• **Written task**
Take each line containing "matplotlib" and report it exactly as written.

• **Code that draws figures**

BEGIN

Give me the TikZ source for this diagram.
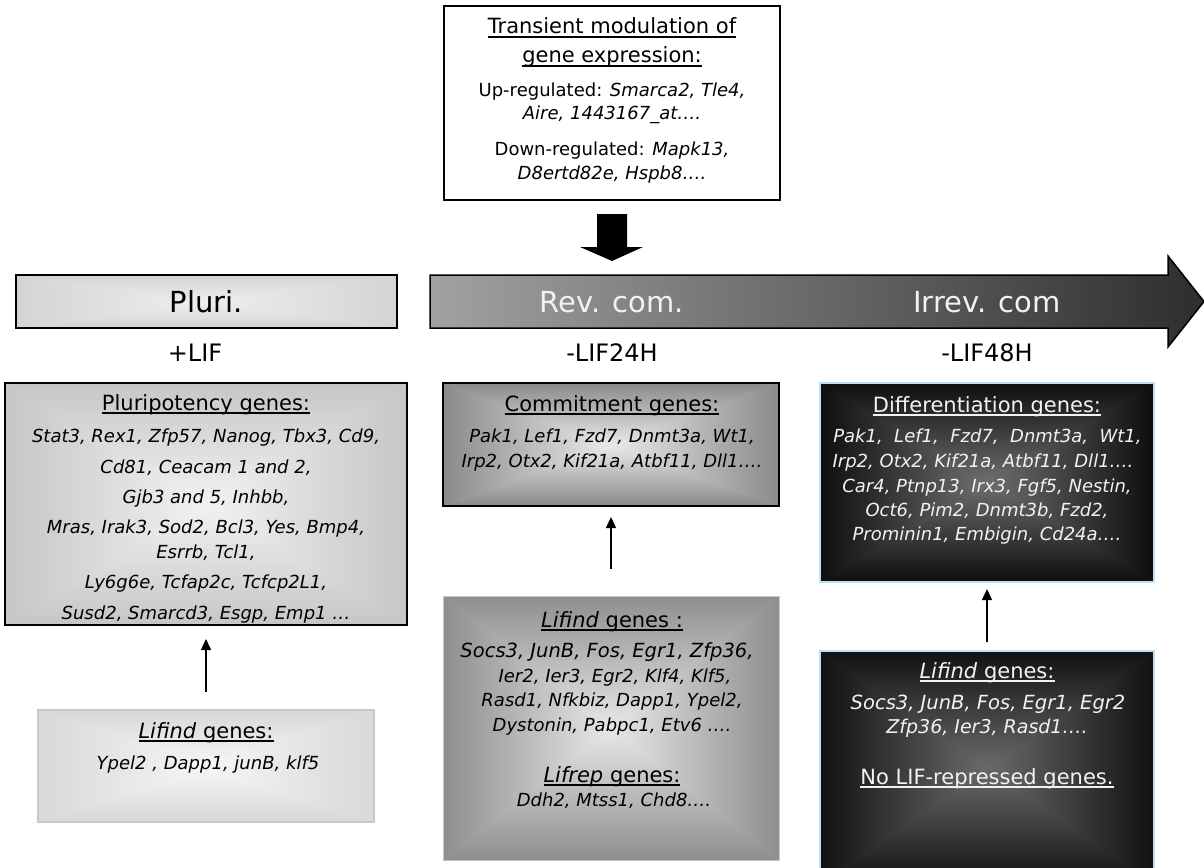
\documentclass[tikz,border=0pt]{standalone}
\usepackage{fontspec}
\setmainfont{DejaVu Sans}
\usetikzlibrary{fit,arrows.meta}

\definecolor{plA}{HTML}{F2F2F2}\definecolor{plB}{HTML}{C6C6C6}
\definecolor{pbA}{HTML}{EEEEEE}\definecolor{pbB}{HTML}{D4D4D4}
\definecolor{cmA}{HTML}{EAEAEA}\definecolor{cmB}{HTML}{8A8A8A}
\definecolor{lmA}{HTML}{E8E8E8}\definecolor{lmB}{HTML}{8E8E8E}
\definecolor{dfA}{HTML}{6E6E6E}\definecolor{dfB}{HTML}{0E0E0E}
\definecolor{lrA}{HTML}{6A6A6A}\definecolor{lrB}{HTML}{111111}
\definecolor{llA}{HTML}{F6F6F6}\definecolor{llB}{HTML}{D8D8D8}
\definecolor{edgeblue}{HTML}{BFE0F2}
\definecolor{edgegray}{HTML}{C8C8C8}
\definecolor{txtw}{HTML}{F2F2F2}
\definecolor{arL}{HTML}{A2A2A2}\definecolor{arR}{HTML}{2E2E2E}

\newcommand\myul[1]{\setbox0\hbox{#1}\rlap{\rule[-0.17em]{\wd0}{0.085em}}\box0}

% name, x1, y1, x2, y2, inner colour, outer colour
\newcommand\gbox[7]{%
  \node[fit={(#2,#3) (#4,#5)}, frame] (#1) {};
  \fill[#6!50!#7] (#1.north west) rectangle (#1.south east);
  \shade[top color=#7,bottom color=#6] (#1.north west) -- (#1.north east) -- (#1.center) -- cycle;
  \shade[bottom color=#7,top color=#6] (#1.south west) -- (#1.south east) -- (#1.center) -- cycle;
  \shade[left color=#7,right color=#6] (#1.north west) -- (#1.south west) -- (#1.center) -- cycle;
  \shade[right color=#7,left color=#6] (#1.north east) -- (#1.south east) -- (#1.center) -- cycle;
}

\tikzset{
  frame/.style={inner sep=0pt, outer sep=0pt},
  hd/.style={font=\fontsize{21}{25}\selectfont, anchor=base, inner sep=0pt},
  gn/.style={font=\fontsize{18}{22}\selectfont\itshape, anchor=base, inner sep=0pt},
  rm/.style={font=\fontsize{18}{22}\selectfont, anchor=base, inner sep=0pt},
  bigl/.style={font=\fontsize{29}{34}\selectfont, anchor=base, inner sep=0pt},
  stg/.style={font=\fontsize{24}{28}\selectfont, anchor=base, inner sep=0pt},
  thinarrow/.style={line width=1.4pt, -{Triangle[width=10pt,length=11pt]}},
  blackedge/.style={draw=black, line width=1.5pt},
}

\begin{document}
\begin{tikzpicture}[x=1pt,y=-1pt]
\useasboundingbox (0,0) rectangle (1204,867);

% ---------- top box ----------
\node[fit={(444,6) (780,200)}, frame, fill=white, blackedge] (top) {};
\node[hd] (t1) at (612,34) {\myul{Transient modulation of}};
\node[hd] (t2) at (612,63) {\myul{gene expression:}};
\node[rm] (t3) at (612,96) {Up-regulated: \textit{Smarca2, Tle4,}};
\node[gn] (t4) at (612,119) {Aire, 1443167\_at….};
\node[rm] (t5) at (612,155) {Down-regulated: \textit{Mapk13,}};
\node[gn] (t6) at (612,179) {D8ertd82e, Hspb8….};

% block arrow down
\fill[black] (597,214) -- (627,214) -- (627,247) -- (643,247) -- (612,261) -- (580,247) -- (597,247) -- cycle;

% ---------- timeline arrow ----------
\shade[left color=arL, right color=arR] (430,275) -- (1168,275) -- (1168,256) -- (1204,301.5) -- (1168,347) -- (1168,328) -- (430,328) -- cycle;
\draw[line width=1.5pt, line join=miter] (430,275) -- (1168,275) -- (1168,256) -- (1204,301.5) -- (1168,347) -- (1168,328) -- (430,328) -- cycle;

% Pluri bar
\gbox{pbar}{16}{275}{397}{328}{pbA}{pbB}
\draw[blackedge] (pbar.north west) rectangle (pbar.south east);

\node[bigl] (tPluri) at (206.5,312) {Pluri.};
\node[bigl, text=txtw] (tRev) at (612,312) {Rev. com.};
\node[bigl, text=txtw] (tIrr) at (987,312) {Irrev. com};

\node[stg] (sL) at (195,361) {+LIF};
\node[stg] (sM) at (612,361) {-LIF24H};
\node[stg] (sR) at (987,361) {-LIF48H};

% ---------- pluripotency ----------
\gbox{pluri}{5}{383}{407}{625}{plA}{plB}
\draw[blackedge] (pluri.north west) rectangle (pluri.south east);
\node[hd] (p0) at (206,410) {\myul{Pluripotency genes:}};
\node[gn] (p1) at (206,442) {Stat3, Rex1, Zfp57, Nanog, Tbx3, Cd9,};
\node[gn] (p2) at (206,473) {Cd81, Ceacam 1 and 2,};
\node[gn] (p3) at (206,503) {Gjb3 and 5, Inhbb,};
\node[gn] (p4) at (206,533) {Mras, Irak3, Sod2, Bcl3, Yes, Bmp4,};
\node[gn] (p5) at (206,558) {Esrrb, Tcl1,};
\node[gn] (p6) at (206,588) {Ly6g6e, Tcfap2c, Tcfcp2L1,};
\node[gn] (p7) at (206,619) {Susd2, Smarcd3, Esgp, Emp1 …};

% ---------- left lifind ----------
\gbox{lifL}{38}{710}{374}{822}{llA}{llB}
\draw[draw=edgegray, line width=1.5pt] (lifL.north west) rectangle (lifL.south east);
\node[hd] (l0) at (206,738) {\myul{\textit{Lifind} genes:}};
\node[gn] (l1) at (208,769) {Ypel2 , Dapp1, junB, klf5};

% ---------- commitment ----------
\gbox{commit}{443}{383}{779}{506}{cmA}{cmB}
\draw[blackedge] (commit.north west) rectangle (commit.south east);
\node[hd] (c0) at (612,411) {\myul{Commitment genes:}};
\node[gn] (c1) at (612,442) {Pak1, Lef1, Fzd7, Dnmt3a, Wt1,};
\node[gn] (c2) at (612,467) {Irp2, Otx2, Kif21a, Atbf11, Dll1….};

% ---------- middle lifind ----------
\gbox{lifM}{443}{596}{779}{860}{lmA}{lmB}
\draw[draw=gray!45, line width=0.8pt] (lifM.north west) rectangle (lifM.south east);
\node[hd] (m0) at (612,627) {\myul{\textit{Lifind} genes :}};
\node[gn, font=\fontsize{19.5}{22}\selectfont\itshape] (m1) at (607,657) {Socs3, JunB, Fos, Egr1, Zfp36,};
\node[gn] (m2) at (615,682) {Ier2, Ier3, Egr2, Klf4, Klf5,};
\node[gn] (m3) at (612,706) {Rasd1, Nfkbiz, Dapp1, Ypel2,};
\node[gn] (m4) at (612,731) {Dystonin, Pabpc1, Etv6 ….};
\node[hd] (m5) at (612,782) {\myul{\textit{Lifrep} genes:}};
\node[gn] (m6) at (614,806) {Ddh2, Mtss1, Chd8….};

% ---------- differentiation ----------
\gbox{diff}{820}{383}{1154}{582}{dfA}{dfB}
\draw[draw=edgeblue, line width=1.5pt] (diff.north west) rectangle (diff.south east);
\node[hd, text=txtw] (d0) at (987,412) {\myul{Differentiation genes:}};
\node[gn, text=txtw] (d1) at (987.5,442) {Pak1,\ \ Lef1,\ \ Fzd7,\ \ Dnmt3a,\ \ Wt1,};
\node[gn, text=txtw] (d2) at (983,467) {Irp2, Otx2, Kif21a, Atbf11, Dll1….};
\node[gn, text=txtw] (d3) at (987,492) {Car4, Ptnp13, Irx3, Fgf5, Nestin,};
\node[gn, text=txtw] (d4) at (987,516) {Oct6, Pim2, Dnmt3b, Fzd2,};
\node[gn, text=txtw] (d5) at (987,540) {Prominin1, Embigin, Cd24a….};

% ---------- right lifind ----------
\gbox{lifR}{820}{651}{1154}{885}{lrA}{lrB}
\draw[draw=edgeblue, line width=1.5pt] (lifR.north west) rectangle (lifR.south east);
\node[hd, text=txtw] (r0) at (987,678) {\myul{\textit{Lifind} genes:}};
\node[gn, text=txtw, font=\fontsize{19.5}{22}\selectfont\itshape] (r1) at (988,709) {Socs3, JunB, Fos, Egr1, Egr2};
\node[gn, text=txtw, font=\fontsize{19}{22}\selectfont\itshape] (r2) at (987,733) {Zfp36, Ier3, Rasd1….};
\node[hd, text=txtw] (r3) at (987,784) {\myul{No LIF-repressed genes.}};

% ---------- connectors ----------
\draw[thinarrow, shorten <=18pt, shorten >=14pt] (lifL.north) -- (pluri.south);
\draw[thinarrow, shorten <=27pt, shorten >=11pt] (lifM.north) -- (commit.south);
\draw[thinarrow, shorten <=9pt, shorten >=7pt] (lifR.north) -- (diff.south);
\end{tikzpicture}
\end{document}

END
BEGIN

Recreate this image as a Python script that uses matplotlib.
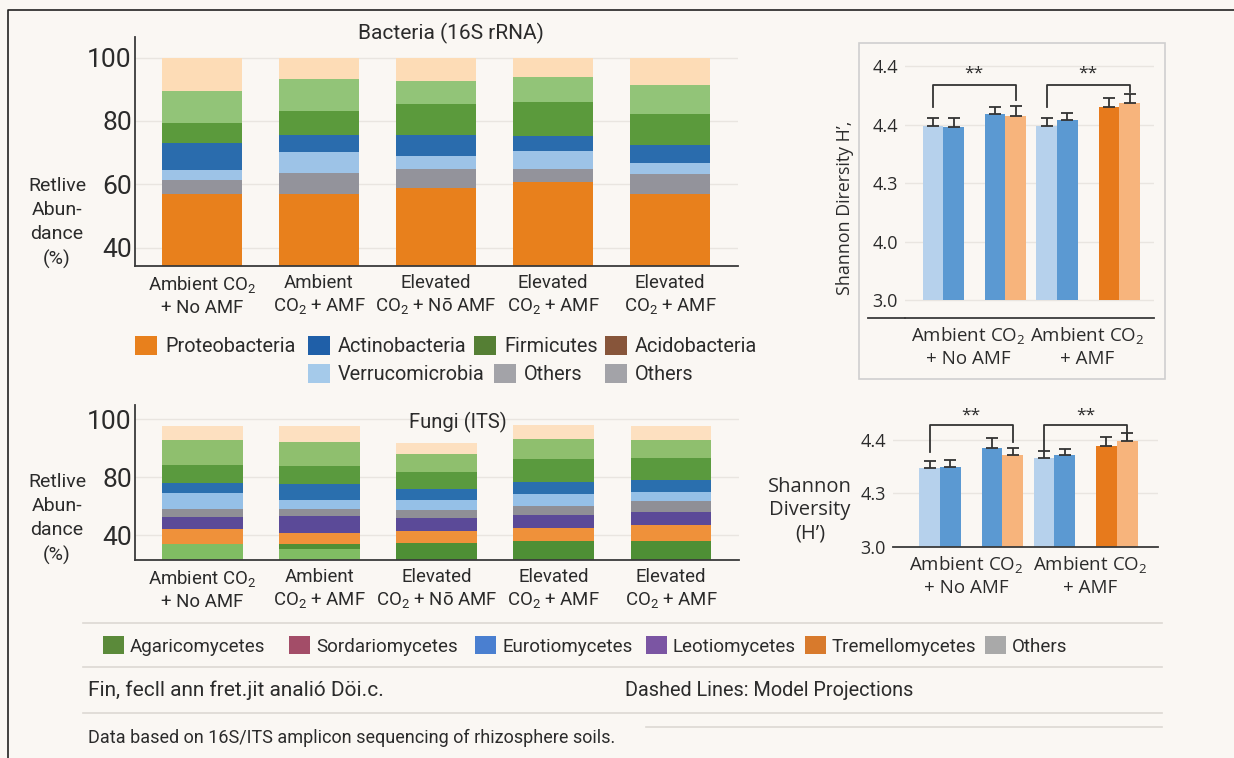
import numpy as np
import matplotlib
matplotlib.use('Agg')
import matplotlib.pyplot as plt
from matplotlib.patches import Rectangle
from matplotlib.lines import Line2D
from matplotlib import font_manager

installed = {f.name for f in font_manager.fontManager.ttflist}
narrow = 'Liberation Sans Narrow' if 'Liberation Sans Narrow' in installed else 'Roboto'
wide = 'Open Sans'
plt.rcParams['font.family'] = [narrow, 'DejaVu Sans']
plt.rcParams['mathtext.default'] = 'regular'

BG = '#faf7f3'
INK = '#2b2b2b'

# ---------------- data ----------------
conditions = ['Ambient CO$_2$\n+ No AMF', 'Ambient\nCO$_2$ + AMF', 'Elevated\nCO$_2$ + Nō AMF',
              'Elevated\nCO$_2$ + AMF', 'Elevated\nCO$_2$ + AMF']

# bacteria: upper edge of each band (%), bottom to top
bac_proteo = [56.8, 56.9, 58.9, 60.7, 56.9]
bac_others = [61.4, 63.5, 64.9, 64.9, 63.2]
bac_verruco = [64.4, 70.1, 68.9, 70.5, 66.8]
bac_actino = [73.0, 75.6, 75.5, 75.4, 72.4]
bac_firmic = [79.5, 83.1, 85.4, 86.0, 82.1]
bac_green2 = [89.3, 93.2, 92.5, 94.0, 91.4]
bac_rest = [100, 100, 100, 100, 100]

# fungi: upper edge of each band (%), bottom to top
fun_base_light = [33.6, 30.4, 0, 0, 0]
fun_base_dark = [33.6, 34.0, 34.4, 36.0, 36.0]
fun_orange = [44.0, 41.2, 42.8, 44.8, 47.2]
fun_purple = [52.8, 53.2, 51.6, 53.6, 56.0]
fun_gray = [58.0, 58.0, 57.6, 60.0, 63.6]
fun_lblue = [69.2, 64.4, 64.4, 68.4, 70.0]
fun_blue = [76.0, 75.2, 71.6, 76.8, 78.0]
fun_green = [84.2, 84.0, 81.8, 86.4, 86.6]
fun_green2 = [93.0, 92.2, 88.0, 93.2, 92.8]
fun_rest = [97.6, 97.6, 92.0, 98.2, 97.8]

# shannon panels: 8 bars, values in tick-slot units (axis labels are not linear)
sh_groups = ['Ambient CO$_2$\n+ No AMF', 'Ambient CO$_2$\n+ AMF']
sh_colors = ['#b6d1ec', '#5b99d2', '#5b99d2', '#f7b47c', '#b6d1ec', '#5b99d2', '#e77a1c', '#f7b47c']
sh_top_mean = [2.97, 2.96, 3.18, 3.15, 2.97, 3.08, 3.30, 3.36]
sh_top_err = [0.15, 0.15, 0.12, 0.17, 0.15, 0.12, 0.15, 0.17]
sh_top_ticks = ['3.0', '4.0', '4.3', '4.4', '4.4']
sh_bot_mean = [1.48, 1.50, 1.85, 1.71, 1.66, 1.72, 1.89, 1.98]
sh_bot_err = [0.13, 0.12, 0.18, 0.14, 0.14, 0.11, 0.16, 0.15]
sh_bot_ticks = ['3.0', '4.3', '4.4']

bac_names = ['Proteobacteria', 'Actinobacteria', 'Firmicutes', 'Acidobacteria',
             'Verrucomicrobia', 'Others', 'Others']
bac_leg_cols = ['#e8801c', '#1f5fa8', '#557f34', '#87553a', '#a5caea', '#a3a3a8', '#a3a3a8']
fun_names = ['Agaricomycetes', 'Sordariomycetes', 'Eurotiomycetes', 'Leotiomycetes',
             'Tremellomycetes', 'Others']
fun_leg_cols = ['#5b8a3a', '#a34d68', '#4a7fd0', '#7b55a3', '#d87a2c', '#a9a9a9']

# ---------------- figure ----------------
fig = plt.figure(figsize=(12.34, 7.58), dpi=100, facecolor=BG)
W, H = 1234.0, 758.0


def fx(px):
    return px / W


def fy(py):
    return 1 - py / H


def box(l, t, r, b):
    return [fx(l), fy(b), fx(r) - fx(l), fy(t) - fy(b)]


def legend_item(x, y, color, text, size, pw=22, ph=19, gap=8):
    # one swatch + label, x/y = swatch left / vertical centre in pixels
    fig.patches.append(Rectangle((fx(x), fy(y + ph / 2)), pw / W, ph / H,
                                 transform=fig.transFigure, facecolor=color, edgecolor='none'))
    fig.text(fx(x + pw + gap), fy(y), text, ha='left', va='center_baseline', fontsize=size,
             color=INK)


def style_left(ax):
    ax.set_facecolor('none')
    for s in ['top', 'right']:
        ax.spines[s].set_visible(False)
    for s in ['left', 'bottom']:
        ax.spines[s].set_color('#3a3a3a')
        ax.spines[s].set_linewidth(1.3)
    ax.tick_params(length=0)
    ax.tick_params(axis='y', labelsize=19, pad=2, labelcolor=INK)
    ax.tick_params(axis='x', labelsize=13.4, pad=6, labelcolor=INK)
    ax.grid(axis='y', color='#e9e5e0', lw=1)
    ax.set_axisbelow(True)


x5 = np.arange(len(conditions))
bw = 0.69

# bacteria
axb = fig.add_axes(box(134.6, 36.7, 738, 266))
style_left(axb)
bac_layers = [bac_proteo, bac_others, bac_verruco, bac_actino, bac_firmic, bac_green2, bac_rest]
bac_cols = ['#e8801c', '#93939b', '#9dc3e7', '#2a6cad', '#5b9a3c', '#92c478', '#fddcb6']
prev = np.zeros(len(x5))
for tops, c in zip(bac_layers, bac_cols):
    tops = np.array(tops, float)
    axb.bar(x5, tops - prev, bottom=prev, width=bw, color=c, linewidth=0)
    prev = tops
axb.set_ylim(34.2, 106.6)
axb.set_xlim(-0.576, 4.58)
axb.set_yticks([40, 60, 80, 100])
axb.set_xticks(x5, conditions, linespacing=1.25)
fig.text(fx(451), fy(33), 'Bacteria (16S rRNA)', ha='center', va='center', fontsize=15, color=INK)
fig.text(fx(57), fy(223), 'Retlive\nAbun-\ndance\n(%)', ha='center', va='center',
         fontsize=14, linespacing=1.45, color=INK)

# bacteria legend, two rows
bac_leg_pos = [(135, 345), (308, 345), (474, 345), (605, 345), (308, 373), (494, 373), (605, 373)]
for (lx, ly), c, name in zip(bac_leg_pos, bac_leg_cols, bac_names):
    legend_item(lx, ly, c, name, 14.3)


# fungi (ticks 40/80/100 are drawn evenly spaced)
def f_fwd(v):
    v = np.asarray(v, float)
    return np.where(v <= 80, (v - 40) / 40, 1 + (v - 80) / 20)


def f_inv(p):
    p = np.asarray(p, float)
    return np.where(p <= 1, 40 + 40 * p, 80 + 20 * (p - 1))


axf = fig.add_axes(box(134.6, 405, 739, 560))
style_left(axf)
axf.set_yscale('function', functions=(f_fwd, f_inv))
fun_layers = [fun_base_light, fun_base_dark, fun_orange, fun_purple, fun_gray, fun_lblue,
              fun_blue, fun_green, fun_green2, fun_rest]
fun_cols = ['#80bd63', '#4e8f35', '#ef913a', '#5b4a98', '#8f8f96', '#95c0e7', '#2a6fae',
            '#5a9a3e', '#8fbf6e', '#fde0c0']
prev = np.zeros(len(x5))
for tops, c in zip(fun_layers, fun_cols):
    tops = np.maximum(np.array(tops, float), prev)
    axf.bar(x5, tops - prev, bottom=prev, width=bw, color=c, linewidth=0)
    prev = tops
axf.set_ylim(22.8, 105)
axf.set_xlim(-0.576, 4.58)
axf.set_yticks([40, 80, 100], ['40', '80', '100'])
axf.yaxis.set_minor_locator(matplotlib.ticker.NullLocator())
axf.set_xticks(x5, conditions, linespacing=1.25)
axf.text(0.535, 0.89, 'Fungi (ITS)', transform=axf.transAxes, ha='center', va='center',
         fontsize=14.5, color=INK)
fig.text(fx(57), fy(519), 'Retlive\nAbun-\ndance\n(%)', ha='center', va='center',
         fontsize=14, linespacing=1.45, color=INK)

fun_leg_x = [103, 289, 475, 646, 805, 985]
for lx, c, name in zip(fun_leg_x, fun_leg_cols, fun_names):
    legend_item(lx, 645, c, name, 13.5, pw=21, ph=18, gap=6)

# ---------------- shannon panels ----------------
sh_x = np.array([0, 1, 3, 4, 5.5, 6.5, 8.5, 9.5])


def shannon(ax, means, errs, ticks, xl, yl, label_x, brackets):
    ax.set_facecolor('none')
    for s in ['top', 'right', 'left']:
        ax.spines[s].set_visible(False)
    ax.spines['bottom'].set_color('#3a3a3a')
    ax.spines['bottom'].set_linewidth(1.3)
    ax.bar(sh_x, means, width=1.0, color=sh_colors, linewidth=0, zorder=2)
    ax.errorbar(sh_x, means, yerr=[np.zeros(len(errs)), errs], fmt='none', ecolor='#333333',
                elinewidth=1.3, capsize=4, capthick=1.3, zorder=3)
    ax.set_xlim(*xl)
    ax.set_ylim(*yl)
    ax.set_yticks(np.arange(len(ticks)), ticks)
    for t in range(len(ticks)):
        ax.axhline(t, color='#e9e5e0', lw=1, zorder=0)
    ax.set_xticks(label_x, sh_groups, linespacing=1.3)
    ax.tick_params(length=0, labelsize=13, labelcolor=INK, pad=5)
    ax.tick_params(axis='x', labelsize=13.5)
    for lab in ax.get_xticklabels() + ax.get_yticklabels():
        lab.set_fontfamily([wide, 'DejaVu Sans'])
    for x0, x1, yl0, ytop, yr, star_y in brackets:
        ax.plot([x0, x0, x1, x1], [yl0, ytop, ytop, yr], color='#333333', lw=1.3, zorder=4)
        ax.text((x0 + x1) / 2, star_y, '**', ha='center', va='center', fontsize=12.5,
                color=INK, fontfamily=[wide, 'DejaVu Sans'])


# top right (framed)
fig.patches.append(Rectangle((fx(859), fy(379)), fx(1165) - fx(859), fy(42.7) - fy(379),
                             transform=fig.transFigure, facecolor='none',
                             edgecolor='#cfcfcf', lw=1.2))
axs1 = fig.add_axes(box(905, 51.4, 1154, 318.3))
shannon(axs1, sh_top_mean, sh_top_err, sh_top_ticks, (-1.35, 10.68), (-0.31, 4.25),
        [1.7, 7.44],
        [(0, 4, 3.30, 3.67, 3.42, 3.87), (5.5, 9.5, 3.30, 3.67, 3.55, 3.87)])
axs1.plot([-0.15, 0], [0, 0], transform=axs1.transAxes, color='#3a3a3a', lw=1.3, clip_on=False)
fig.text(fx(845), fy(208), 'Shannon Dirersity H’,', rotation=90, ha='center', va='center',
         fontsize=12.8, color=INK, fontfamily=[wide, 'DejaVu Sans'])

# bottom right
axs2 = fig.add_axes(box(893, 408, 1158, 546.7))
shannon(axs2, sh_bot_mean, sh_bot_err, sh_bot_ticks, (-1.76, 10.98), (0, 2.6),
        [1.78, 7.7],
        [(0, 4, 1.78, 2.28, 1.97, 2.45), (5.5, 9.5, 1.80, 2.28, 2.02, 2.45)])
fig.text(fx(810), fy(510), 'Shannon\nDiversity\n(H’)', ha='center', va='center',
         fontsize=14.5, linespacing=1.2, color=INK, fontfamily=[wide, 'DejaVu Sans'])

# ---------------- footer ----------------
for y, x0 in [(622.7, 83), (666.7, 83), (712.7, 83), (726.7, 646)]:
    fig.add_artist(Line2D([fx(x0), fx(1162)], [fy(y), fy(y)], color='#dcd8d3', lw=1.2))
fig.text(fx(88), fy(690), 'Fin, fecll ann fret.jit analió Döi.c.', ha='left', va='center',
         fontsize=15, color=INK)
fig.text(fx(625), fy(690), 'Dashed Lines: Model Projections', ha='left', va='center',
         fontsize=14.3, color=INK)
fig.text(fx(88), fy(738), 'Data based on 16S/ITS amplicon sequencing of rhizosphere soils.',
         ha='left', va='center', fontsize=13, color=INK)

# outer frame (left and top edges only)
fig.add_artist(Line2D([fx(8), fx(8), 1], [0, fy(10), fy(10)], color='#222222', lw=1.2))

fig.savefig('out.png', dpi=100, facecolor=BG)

END

• **The completed task**
Recreate this image as a Python script that uses matplotlib.
import matplotlib
matplotlib.use('Agg')
import matplotlib.pyplot as plt
from matplotlib.patches import Rectangle
from matplotlib.lines import Line2D
from matplotlib import font_manager
axf.yaxis.set_minor_locator(matplotlib.ticker.NullLocator())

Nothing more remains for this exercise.